Our elected leaders lack the collective will to get this job done. It isn't headline grabbing or career making like a high speed rail system or a twin tunnels diversion project, but it must be done before the fires do it for us. Just ask the survivors of Berry Creek.
 
Let the timber interests harvest every other tree and they will pay the state to do so while cleaning up the flammable debris.

That works if (1) all of the fire-prone areas needing fuel treatment have marketable timber, and (2) the timber companies remove other fuels (notably debris and ladder fuels) when they harvest.

Neither of those things are true.

Thinking this is exclusively a California problem, or a problem of dysfunctional liberal communist governments in western states, is flat out wrong. California is just at the tip of the spear.
 
That works if (1) all of the fire-prone areas needing fuel treatment have marketable timber, and (2) the timber companies remove other fuels (notably debris and ladder fuels) when they harvest. Neither of those things are true.

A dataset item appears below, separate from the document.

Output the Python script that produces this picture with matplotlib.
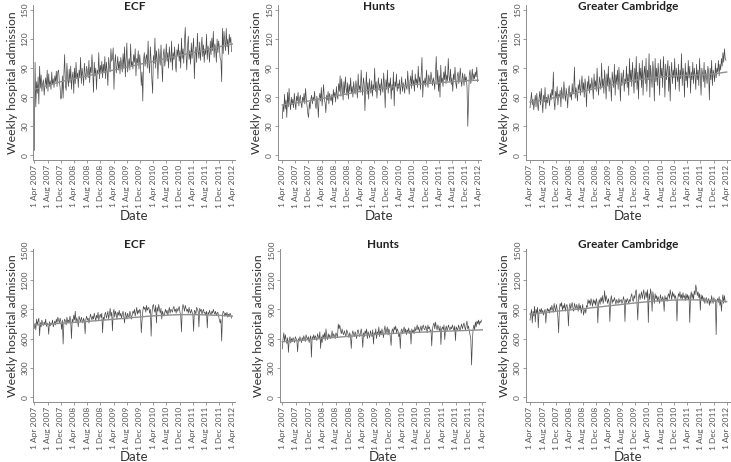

Thinking this is exclusively a California problem, or a problem of dysfunctional liberal communist governments in western states, is flat out wrong. California is just at the tip of the spear.

You are partially correct... this a California, Oregon, and Washington problem. ;)
 
You are partially correct... this a California, Oregon, and Washington problem. ;)

Yes, I did. But you are also partially correct, as you left out Arizona, Montana, Idaho, Colorado, Texas, New Mexico, and Wyoming.

There have also been catastrophic wildfire losses in Tennessee (Gatlinburg in 2017) and in Florida. Although Florida is kind of a self-correcting problem, because when sea level finally rises it will be underwater and fires burn poorly underwater (unless you help them a lot).